Last week, Carlson Library and Centennial Mall were home to the “What Were You Wearing” and “Red Flag” campaigns, geared towards raising awareness on sexual assault in the community.

           

The Title IX Office at UT is continuously creating new campaigns to raise awareness across campus.

 

“The Title IX Office is committed to creating a safe environment for everyone,” while investigating sexual misconduct and providing education, prevention and outreach to students and faculty, the office said. 

           

This was UT’s first year creating its own “What Were You Wearing” campaign, which originally started in 2013 at the University of Arkansas, Lindsay Tuttle, Title IX Office coordinator said.

 

Twenty-four outfits that victims had on when they were assaulted were recreated and displayed, debunking the myth that sexual assault is caused by provocative clothing, Tuttle said.

 

Throughout the week, different organizations also had presentations at the exhibit, including Sexual Assault Education Jeopardy with the YWCA.

 

Over 440 faculty and students visited the exhibit last week, Tuttle said.

 

The responses were overwhelmingly positive, said Jamie Wlosowicz, graduate assistant in the Sexual Assault Education & Prevention Program at the Title IX Office.
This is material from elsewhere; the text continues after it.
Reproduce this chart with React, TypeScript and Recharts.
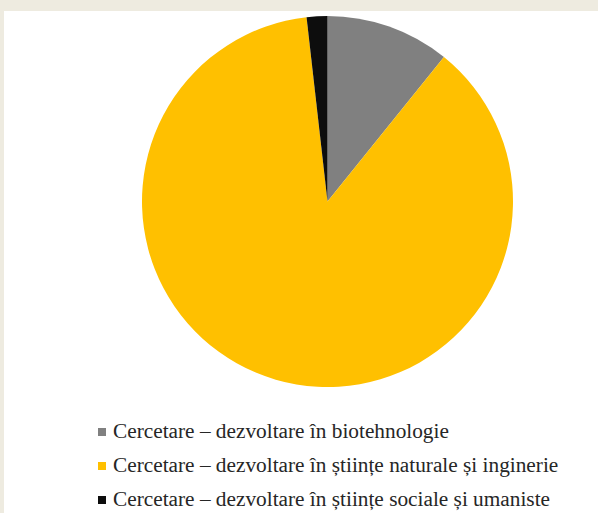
import { PieChart, Pie, Cell } from "recharts";

const categories = [
  "Cercetare – dezvoltare în biotehnologie",
  "Cercetare – dezvoltare în științe naturale și inginerie",
  "Cercetare – dezvoltare în științe sociale și umaniste",
];
const shares = [10.8, 87.4, 1.8];
const colors = ["#808080", "#ffc000", "#0d0d0d"];

const data = categories.map((name, i) => ({ name, value: shares[i] }));

function LegendList() {
  return (
    <div style={{ position: "absolute", left: 94, top: 403, fontFamily: "'Liberation Serif', 'Times New Roman', serif" }}>
      {categories.map((c, i) => (
        <div
          key={c}
          style={{ display: "flex", alignItems: "center", height: 34, fontSize: 21.3, color: "#262626", whiteSpace: "nowrap" }}
        >
          <span
            style={{ width: 8, height: 8, background: colors[i], marginRight: 7, display: "inline-block", marginTop: 1 }}
          />
          {c}
        </div>
      ))}
    </div>
  );
}

export default function App() {
  return (
    <div style={{ position: "absolute", left: 0, top: 0, width: 598, height: 513, background: "#eeebe0", overflow: "hidden" }}>
      <div style={{ position: "absolute", left: 4, top: 11, width: 594, height: 502, background: "#fff" }}>
        <PieChart width={594} height={400} margin={{ top: 0, right: 0, bottom: 0, left: 0 }}>
          <Pie
            data={data}
            dataKey="value"
            nameKey="name"
            cx={323.5}
            cy={190.5}
            outerRadius={185.5}
            startAngle={90}
            endAngle={-270}
            stroke="none"
            isAnimationActive={false}
          >
            {data.map((d, i) => (
              <Cell key={d.name} fill={colors[i]} />
            ))}
          </Pie>
        </PieChart>
        <LegendList />
      </div>
    </div>
  );
}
The office gathered surveys on response to both installations.

 

Students thought they were both very powerful and put a very real, tangible perspective to sexual assault, Wlosowicz said.

 

Because of its success, the Title IX Office plans to continue the exhibit next April, Wlosowicz said.

 

The Red Flag Campaign also showed the campus the scope of sexual assault within the community. There were 336 red flags displayed in Centennial Mall, each one representing one of the 336 reported rapes from the City of Toledo last year.

 

The campaign originated from the Virginia Sexual Assault & Domestic Violence Action Alliance, Tuttle said. 

 

Wlosowicz said she believed it was a very effective campaign because, “You see all the red flags, and it shows people this does happen much more than we realize.”

 

Kayla Noon, a second-year young adult education major, said that all of the flags shocked her, because it’s hard to imagine such a large number in your head, but seeing so many flags makes it easy to realize what a big problem it really is in Toledo.

 

 

Sexual assault awareness events will continue throughout the month of April.